Gastineau has ideas for good places
to start. “I don’t understand why the city of Seattle is not in the rotation
for first-round NCAA basketball tournaments,” he says. “They have them in
Boise. They have them in Spokane. They have them in Portland.”

With the success of the Boeing
Classic and the region’s enthusiasm for golf, “I’ve got to think the PGA is
looking at this region and saying ‘We’ve got to have an event up here.’ It’s
crazy a market of this size does not have the best golfers in the world coming
through once a year. There are the golf courses for it; there’s the community
for it.

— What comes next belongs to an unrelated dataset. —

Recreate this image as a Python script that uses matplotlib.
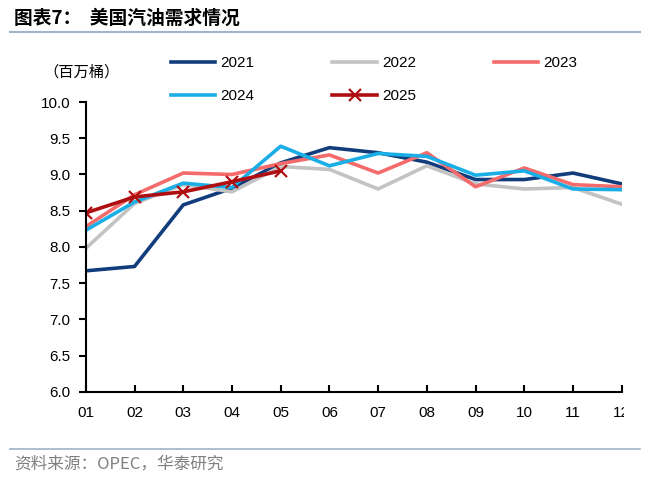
import matplotlib
matplotlib.use("Agg")
import matplotlib.pyplot as plt
from matplotlib.transforms import Bbox

plt.rcParams['font.family'] = ['Liberation Sans', 'Noto Sans CJK SC', 'DejaVu Sans']

months = ["01", "02", "03", "04", "05", "06", "07", "08", "09", "10", "11", "12"]
y2021 = [7.67, 7.73, 8.58, 8.81, 9.16, 9.37, 9.30, 9.17, 8.93, 8.93, 9.02, 8.87]
y2022 = [7.98, 8.60, 8.86, 8.76, 9.11, 9.07, 8.80, 9.12, 8.87, 8.80, 8.82, 8.59]
y2023 = [8.28, 8.72, 9.02, 9.00, 9.15, 9.27, 9.02, 9.30, 8.83, 9.09, 8.86, 8.83]
y2024 = [8.23, 8.62, 8.88, 8.82, 9.39, 9.12, 9.29, 9.25, 8.99, 9.05, 8.80, 8.79]
y2025 = [8.47, 8.69, 8.76, 8.90, 9.05]
yticks = [6.0, 6.5, 7.0, 7.5, 8.0, 8.5, 9.0, 9.5, 10.0]

fig = plt.figure(figsize=(6.6, 4.79), dpi=100)
ax = fig.add_axes([0.130, 0.182, 0.812, 0.605])

x = list(range(1, 13))
lw = 2.6
h21, = ax.plot(x, y2021, color="#123d7c", lw=lw, label="2021")
h22, = ax.plot(x, y2022, color="#c3c3c3", lw=lw, label="2022")
h23, = ax.plot(x, y2023, color="#f56a6a", lw=lw, label="2023")
h24, = ax.plot(x, y2024, color="#1aaee6", lw=lw, label="2024")
h25, = ax.plot(x[:len(y2025)], y2025, color="#b00f12", lw=lw, marker="x", ms=9, mew=1.6, label="2025")

ax.set_xlim(1, 12)
ax.set_ylim(6.0, 10.0)
ax.set_yticks(yticks)
ax.set_yticklabels([f"{v:.1f}" for v in yticks], fontsize=11)
ax.set_xticks(x)
ax.set_xticklabels(months, fontsize=11)
ax.tick_params(axis='x', direction='in', length=5, width=1.5, pad=10)
ax.tick_params(axis='y', direction='out', length=5, width=1.5, pad=6)
for s in ['top', 'right']:
    ax.spines[s].set_visible(False)
for s in ['left', 'bottom']:
    ax.spines[s].set_linewidth(1.5)

# clip last tick label like the reference
clipbox = Bbox.from_extents(0, 0, 624, 479)
for t in ax.get_xticklabels():
    t.set_clip_on(True)
    t.set_clip_box(clipbox)

handles = [h21, h24, h22, h25, h23]
labels = [h.get_label() for h in handles]
leg = fig.legend(handles, labels, loc='upper left', bbox_to_anchor=(0.238, 0.912), ncol=3,
                 frameon=False, fontsize=11, handlelength=2.9, columnspacing=5.1,
                 handletextpad=0.35, labelspacing=1.25)

fig.text(0.065, 0.850, "（百万桶）", fontsize=11, family=['Noto Sans CJK SC'], va='center')

fig.text(0.021, 0.962, "图表7：  美国汽油需求情况", fontsize=13.5, fontweight='bold',
         family=['Noto Sans CJK SC'], va='center')
fig.add_artist(plt.Line2D([0.015, 0.97], [0.933, 0.933], color="#9fb3cb", lw=1.5))
fig.add_artist(plt.Line2D([0.015, 0.97], [0.063, 0.063], color="#9fb3cb", lw=1.2))
fig.text(0.021, 0.032, "资料来源：OPEC，华泰研究", fontsize=12, color="#808080",
         family=['Noto Sans CJK SC'], va='center')

fig.savefig("out.png", dpi=100)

We just need to find the sponsorship.”

Morton says the commission is
looking at everything from air races to a stop on the beach volleyball tour to
major college football games to annual events that the region would own and
operate.

“The time is right for the next
big thing.”

A recent timeline of Seattle
sports

1990: Goodwill Games
1994-’95: Sonics play at Tacoma
Dome while KeyArena is renovated
April 1995: Third of three NCAA
Final Fours (Seattle also hosted in 1984 and 1989)
October 1995: Edgar Martinez’s
“Hit That Saved Baseball in Seattle”
February 1996: Seahawks owner
Ken Behring announces plan to move the team to Southern California
June 1996: Emerald Downs opens
near Auburn
June 1997: Voters approve
funding plan for Seahawks Stadium; Paul Allen buys team
August 1998: Sahalee hosts PGA
Championship
December 1998: Seattle City
Council votes not to support bid for Olympics
July 1999: First Mariners game
in Safeco Field
September 1999: Last playing of
the 18-year Safeco Classic LPGA golf event
March 2000: Kingdome imploded
July 2001: Major League
Baseball All Star Game at Safeco Field
August 2002: First Seahawks
game at Qwest Field (preseason)
December 2002: Second of two
Seattle Bowls (college football)
August 2005: First Boeing Classic golf
tournament
July 2006: Howard Schultz sells
Sonics to Oklahoma City group
July 2008: Sonics ownership,
city of Seattle settle suits, clearing move to OKC
July 2009: Sounders friendly
with Chelsea FC draws 65,289 to Qwest Field
November 2009: MLS Cup at Qwest
Field

This story has been corrected to reflect Karen Bryant’s actual position with the Seattle Storm, and to add the Storm’s 2004 victory in the WNBA 2004 Championship.